(Task): Exclude pictures. Extract exactly the lines from the one that contains "Write the Plotly code for this chart." down to the one that contains "plot_h = H - MT", both included.

(Plotting code records)
——————————
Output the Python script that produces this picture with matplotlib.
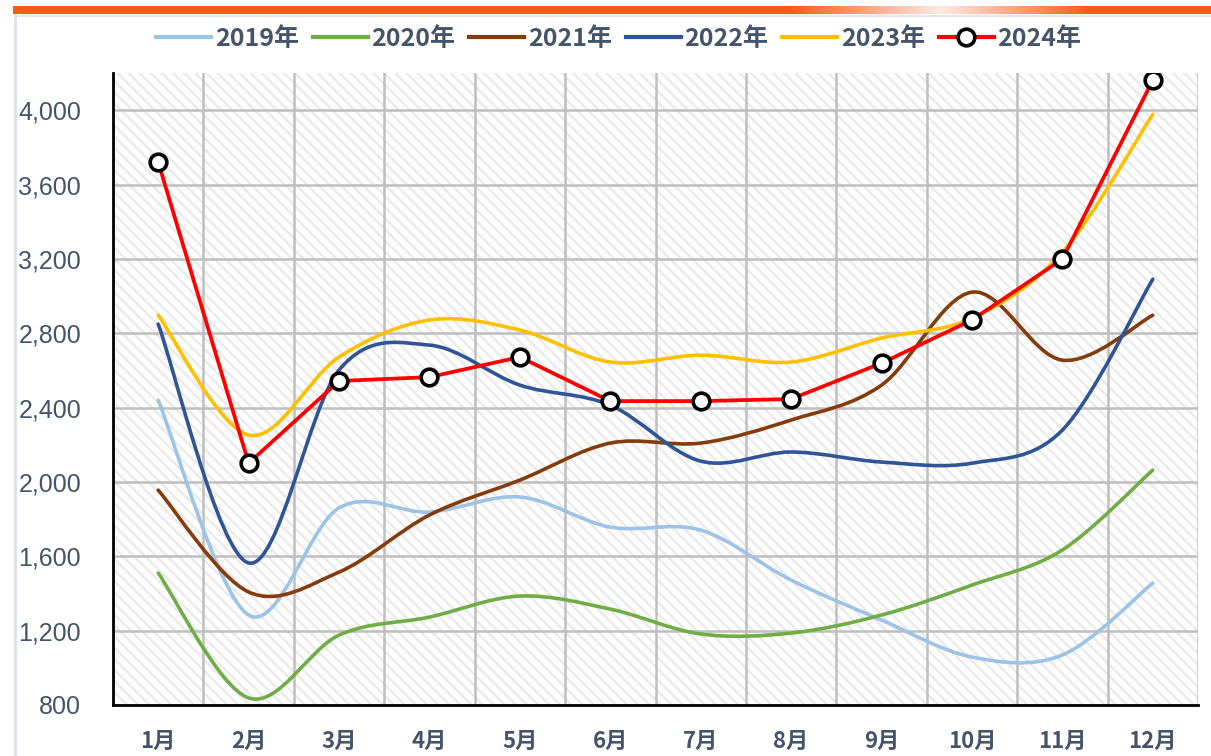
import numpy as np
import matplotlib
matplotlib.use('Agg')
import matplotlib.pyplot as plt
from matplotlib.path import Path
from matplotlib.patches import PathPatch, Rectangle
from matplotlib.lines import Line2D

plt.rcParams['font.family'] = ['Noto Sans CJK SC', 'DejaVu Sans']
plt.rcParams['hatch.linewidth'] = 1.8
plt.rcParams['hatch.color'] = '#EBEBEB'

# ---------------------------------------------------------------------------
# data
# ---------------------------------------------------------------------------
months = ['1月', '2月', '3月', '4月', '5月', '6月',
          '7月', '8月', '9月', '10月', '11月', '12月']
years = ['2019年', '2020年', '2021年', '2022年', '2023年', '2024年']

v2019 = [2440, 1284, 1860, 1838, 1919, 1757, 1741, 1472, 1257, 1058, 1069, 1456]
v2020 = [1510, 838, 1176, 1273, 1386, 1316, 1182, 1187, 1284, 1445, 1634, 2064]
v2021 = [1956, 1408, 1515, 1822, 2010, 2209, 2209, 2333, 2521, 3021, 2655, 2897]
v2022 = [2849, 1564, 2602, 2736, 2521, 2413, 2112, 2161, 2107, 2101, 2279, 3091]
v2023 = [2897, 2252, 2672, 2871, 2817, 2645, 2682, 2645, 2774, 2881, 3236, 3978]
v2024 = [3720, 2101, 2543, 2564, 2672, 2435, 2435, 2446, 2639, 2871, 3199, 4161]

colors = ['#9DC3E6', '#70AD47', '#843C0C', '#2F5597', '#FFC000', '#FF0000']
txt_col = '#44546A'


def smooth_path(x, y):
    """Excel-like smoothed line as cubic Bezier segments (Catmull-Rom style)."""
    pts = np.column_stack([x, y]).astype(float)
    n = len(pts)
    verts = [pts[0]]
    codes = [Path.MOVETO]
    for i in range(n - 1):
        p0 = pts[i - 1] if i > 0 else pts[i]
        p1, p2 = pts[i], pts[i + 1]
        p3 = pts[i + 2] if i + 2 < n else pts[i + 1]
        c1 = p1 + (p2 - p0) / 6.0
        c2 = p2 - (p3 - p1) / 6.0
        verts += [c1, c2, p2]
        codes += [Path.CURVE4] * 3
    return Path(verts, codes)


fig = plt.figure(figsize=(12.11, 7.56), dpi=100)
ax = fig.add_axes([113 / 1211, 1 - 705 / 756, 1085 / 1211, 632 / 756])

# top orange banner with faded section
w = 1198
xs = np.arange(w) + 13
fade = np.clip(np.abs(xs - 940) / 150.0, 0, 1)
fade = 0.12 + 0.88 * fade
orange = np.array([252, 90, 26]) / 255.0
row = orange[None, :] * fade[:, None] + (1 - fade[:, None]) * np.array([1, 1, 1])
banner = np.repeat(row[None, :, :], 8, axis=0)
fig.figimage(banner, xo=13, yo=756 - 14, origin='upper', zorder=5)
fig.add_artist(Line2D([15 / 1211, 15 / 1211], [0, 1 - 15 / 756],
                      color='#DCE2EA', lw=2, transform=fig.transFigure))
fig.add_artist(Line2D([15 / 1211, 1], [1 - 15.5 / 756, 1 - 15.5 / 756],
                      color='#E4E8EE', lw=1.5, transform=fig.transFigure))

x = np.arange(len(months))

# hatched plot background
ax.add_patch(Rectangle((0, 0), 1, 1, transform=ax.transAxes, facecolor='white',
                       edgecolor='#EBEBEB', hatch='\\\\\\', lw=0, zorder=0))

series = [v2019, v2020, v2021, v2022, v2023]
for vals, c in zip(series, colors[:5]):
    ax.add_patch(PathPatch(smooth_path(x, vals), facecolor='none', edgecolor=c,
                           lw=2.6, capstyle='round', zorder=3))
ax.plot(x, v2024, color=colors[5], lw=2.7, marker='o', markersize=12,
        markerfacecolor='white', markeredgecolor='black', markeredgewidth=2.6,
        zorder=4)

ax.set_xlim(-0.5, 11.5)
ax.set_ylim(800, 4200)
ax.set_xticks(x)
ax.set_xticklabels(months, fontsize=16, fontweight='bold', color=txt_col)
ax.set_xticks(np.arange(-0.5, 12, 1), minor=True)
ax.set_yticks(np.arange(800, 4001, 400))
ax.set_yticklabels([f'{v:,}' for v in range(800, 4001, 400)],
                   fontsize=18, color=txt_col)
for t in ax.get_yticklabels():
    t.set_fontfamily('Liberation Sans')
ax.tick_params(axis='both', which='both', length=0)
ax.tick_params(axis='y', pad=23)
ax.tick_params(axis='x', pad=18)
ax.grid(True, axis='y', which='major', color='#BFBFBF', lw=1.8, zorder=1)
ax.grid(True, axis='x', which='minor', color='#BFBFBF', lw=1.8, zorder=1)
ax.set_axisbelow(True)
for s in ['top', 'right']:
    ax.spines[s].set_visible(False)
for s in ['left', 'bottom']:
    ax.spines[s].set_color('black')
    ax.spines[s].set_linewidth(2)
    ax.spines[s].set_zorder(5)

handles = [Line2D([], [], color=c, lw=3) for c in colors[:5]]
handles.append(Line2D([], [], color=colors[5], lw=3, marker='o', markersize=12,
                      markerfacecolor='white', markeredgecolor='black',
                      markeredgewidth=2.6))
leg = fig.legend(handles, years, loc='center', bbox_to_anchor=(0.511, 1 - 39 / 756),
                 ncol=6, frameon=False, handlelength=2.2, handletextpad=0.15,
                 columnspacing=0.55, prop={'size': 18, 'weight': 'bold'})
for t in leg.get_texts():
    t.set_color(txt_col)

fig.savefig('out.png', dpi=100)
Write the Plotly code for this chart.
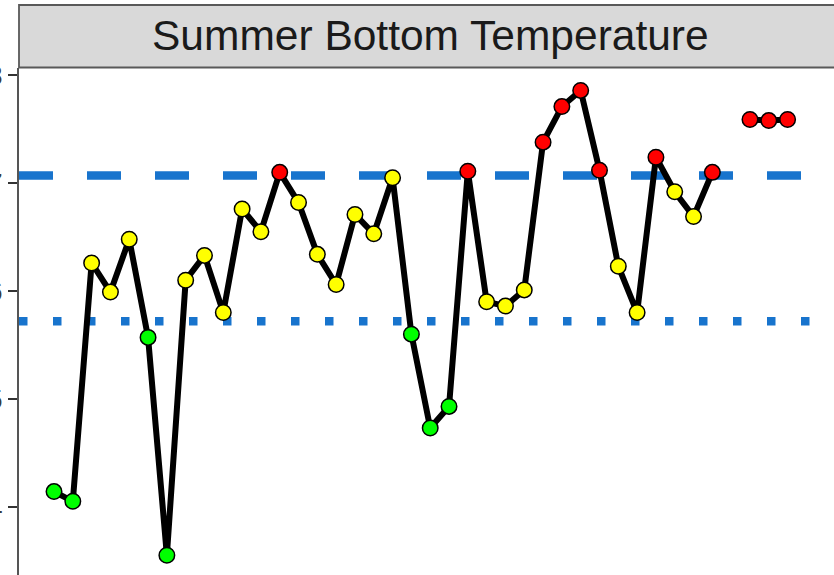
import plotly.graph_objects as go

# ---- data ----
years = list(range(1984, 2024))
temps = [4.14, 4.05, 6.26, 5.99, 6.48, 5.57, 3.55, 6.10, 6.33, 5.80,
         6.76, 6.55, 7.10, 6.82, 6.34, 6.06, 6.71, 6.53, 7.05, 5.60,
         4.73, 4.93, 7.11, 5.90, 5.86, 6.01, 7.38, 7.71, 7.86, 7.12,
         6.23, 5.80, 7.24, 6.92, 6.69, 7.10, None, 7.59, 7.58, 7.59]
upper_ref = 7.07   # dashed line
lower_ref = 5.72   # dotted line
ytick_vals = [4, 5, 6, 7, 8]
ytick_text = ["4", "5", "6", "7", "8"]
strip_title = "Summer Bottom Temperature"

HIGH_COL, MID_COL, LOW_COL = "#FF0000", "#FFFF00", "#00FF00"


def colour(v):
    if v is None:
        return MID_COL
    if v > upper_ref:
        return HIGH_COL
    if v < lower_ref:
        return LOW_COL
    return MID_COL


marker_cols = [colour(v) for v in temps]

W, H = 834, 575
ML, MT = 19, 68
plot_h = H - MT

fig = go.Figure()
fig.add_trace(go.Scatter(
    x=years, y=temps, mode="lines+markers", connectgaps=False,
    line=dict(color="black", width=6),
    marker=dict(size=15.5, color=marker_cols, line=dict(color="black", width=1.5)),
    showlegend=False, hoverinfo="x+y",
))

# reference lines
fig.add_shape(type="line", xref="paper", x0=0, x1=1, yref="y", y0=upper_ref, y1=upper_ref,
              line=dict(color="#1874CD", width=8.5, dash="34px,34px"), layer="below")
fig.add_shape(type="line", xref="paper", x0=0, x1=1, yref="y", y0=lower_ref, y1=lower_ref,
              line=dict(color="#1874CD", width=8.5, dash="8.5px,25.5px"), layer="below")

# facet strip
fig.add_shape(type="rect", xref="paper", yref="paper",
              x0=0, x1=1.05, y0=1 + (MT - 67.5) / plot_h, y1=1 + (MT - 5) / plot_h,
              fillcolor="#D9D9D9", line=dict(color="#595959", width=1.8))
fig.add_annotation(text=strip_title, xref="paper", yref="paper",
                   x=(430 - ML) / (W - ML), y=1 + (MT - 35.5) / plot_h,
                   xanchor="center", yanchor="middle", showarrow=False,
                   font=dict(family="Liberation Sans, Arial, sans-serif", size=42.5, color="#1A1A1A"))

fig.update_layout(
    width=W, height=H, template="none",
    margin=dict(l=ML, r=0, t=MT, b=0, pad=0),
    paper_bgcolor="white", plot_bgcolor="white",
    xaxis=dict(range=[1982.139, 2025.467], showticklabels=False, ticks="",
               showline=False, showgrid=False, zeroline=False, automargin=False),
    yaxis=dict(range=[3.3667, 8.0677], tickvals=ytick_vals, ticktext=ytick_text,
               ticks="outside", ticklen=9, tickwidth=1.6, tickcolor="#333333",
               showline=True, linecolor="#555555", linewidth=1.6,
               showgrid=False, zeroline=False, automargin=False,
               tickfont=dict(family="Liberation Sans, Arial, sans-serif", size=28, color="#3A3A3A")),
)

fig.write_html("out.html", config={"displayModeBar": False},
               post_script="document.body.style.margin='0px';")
——————————
(Solution to the problem):
Write the Plotly code for this chart.
import plotly.graph_objects as go

# ---- data ----
years = list(range(1984, 2024))
temps = [4.14, 4.05, 6.26, 5.99, 6.48, 5.57, 3.55, 6.10, 6.33, 5.80,
         6.76, 6.55, 7.10, 6.82, 6.34, 6.06, 6.71, 6.53, 7.05, 5.60,
         4.73, 4.93, 7.11, 5.90, 5.86, 6.01, 7.38, 7.71, 7.86, 7.12,
         6.23, 5.80, 7.24, 6.92, 6.69, 7.10, None, 7.59, 7.58, 7.59]
upper_ref = 7.07   # dashed line
lower_ref = 5.72   # dotted line
ytick_vals = [4, 5, 6, 7, 8]
ytick_text = ["4", "5", "6", "7", "8"]
strip_title = "Summer Bottom Temperature"

HIGH_COL, MID_COL, LOW_COL = "#FF0000", "#FFFF00", "#00FF00"


def colour(v):
    if v is None:
        return MID_COL
    if v > upper_ref:
        return HIGH_COL
    if v < lower_ref:
        return LOW_COL
    return MID_COL


marker_cols = [colour(v) for v in temps]

W, H = 834, 575
ML, MT = 19, 68
plot_h = H - MT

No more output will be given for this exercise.